◆ **Task instructions**: Identify, in the records below, every line where the string "that" appears, and copy each such line.

◆ **Data records**:
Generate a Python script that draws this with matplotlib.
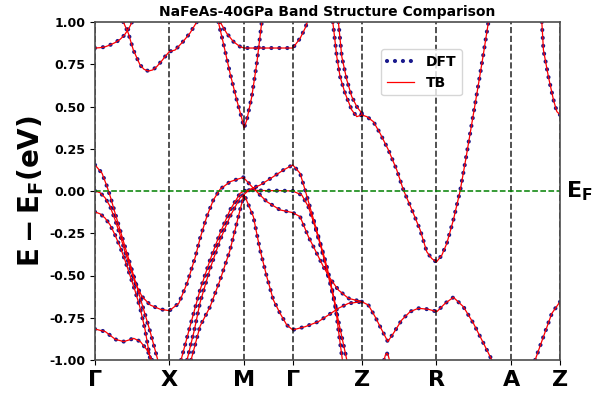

==

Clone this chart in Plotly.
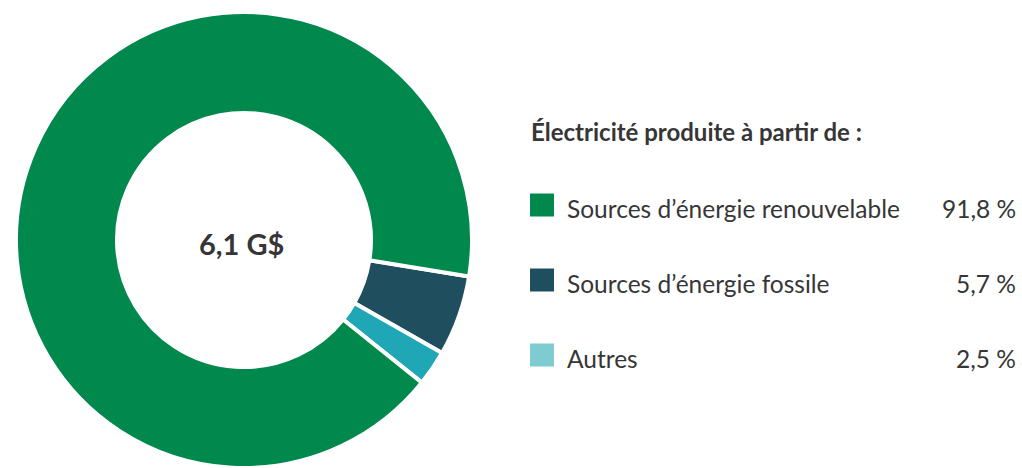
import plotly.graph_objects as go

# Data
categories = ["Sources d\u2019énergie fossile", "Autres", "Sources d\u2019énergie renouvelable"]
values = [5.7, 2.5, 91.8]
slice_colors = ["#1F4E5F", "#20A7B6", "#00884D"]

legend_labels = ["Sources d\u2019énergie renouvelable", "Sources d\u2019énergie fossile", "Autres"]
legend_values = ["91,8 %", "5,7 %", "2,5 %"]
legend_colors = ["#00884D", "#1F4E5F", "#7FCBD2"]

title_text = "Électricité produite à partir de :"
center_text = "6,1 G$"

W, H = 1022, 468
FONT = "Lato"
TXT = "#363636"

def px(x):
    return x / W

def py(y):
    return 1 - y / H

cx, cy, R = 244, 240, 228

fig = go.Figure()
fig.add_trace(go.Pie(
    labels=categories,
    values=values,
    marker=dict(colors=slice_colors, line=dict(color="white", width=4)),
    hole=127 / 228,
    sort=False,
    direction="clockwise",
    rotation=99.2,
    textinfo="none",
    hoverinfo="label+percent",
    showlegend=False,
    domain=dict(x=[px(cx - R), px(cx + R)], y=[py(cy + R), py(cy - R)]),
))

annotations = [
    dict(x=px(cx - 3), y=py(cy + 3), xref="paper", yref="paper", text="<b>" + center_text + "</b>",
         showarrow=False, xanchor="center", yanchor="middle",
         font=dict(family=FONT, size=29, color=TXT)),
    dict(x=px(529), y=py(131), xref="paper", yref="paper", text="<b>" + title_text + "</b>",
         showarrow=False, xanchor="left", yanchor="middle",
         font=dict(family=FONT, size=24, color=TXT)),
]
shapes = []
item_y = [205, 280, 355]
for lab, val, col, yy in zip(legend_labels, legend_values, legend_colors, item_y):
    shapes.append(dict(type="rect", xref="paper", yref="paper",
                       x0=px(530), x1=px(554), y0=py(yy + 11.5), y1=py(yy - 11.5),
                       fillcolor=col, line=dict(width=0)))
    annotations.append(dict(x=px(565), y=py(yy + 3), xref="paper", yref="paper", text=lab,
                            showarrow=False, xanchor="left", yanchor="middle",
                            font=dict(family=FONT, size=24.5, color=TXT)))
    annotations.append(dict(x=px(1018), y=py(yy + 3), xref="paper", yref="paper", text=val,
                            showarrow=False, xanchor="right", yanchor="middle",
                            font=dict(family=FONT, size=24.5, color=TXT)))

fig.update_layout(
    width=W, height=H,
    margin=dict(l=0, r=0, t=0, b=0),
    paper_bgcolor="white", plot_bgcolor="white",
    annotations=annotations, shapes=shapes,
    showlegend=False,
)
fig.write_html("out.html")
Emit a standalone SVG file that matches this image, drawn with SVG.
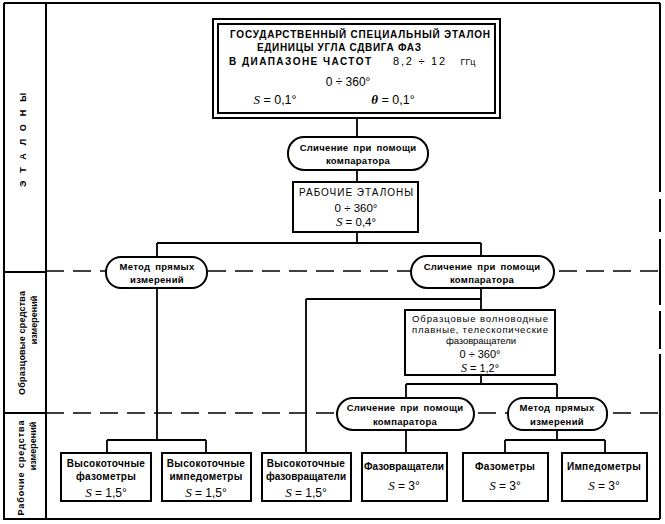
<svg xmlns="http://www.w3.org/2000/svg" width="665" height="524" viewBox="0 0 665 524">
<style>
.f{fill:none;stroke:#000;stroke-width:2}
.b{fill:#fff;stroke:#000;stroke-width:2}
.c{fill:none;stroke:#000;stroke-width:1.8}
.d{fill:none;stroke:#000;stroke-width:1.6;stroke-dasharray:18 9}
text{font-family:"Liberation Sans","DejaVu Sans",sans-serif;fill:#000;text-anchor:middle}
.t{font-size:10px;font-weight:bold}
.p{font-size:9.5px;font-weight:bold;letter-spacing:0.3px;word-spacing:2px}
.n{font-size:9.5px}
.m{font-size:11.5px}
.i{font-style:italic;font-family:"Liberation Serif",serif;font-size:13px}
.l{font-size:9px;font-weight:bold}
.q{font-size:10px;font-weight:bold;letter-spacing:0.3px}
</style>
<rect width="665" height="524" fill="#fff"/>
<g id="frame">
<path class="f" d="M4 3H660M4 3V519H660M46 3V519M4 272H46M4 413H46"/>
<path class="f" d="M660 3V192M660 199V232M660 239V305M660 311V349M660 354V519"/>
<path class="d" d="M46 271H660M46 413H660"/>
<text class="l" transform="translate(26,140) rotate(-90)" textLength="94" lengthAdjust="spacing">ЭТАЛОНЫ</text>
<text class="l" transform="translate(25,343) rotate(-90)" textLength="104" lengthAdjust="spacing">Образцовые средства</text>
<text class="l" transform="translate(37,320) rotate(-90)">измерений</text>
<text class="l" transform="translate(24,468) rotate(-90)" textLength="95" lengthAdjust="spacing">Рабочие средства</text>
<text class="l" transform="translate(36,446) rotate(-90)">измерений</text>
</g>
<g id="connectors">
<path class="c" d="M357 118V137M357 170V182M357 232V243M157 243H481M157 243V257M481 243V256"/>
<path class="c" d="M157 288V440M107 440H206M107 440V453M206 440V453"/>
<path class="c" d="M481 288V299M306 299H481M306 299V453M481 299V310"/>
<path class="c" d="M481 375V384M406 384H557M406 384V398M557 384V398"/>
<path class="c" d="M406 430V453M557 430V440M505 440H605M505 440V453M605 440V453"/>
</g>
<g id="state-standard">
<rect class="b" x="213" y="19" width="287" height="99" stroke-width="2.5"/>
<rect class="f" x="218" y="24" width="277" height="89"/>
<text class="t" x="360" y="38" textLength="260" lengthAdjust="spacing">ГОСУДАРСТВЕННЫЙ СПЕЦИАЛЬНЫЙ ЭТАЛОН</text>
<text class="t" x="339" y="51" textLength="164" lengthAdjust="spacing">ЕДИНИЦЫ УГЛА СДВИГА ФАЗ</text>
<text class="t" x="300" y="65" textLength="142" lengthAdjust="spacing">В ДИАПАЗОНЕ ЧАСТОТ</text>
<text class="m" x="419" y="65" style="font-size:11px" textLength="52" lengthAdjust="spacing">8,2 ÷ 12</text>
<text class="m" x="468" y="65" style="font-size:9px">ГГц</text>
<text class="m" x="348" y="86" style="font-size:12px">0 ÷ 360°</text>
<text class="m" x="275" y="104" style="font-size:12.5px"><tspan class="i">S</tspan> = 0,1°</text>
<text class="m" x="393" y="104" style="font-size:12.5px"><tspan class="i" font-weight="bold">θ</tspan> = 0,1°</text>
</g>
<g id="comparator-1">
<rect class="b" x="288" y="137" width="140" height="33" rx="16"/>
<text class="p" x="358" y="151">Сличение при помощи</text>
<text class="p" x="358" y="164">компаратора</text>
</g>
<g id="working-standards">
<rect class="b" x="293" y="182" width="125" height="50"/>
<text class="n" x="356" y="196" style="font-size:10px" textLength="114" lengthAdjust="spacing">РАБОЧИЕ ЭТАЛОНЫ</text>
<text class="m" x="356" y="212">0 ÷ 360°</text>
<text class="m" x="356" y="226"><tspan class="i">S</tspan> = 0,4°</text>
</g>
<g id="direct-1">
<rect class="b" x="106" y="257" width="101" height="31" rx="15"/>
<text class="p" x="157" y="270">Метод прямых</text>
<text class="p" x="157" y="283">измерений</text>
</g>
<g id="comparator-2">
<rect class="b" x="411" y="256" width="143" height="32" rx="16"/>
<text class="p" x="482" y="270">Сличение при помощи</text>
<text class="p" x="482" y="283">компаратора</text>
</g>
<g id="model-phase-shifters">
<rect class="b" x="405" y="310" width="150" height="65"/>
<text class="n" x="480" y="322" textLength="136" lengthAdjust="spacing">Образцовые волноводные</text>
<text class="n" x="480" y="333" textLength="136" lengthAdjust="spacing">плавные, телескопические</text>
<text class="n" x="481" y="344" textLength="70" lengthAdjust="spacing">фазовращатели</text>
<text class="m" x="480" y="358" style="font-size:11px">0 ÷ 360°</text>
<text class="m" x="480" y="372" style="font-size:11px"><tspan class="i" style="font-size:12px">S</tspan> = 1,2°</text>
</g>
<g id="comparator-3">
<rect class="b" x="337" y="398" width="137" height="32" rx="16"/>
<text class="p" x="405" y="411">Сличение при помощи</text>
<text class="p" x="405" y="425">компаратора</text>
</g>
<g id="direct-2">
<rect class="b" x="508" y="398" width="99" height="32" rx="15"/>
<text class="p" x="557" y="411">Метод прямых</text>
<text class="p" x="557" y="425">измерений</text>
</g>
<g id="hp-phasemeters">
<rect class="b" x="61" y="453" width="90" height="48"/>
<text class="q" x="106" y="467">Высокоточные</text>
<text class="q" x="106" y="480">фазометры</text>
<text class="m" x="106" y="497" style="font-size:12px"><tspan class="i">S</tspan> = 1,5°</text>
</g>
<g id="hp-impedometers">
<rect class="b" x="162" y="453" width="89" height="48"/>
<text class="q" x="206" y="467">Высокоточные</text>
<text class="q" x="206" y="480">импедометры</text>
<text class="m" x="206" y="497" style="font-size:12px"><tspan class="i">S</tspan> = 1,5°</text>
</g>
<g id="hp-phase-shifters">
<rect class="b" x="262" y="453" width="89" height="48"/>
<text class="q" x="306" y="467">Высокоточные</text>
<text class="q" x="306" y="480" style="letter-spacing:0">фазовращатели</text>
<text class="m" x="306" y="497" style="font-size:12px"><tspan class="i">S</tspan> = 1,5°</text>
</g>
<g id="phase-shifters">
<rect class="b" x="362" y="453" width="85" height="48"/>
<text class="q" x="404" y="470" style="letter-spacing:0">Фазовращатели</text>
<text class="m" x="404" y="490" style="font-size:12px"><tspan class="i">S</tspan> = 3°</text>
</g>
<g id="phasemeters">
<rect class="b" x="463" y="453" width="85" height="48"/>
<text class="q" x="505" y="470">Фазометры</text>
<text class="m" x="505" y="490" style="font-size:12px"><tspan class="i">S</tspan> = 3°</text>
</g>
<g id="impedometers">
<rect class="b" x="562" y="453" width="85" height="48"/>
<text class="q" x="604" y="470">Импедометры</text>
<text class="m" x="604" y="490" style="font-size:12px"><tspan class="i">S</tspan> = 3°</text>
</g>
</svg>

* * *

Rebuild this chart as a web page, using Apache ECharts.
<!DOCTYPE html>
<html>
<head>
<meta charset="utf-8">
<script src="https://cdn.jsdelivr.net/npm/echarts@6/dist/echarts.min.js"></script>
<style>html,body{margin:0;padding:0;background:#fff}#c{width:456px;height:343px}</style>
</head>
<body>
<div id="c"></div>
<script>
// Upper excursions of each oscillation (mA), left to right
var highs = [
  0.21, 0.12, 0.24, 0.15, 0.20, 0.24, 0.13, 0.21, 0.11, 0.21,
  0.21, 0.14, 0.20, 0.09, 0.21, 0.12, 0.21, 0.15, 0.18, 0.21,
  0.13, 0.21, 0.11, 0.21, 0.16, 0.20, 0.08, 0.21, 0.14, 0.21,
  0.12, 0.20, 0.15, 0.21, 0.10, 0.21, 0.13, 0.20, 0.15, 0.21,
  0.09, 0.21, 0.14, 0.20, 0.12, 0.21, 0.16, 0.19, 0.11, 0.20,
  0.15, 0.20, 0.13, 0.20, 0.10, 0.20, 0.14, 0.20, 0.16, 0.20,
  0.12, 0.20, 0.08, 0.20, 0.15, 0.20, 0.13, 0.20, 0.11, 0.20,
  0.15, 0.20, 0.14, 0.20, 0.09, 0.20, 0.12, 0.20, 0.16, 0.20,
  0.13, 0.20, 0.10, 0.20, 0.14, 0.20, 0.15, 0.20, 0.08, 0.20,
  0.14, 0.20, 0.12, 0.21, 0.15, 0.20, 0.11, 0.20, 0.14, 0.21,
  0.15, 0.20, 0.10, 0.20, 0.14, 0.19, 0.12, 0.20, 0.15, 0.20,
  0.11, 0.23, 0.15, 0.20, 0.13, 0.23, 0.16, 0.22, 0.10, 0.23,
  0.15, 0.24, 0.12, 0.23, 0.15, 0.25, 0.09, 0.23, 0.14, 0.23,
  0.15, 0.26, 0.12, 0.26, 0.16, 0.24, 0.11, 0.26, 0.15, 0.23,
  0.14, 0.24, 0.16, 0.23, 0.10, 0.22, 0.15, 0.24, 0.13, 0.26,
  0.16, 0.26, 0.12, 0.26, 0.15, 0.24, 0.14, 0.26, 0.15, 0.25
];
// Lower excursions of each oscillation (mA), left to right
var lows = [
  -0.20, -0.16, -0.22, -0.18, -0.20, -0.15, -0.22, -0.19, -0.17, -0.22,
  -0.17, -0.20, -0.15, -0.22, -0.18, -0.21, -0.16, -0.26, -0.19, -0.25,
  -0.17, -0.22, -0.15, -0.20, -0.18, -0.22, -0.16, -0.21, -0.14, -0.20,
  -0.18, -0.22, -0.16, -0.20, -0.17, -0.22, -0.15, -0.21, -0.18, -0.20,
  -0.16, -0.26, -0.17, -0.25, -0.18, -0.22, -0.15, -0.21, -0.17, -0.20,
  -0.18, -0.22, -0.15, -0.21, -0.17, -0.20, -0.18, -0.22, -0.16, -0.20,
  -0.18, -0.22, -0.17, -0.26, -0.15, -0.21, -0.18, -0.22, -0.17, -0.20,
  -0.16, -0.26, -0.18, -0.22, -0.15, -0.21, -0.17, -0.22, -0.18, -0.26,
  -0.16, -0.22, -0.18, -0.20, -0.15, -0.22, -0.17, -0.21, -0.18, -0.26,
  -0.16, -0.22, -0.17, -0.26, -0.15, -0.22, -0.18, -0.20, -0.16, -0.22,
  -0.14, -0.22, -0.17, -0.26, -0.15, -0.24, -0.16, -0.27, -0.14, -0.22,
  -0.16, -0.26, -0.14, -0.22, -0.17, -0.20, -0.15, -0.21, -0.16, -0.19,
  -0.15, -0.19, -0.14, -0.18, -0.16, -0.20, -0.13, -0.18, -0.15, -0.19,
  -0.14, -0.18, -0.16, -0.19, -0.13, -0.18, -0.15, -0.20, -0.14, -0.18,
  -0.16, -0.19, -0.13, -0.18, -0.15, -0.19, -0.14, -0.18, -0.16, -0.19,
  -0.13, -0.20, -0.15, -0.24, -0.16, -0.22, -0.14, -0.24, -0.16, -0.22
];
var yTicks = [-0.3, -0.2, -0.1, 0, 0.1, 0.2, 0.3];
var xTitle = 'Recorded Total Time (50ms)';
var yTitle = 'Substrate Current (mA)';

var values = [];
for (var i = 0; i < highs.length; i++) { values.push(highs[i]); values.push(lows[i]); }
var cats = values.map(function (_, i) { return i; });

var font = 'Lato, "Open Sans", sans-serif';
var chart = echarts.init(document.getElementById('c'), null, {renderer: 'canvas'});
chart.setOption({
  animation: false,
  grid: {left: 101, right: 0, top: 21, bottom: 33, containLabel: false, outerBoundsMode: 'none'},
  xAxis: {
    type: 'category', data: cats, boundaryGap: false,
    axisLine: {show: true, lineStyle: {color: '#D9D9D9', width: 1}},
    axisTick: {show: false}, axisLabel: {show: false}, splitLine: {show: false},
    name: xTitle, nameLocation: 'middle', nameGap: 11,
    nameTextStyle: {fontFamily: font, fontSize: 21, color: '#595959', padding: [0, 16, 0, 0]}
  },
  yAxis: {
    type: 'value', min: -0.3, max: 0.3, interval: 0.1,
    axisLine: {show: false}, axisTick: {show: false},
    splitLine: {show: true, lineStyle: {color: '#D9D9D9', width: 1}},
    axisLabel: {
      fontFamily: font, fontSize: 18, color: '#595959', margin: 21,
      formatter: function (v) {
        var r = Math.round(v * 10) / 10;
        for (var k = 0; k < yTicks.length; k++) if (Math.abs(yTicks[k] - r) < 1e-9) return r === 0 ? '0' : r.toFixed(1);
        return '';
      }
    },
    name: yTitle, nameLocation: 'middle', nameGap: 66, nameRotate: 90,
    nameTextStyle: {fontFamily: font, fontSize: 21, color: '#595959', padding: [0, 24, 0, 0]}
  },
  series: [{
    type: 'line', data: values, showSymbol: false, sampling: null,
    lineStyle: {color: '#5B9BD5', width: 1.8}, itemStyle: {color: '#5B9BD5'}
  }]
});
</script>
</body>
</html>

◆ **Solution to the problem**:
Generate a Python script that draws this with matplotlib.
Emit a standalone SVG file that matches this image, drawn with SVG.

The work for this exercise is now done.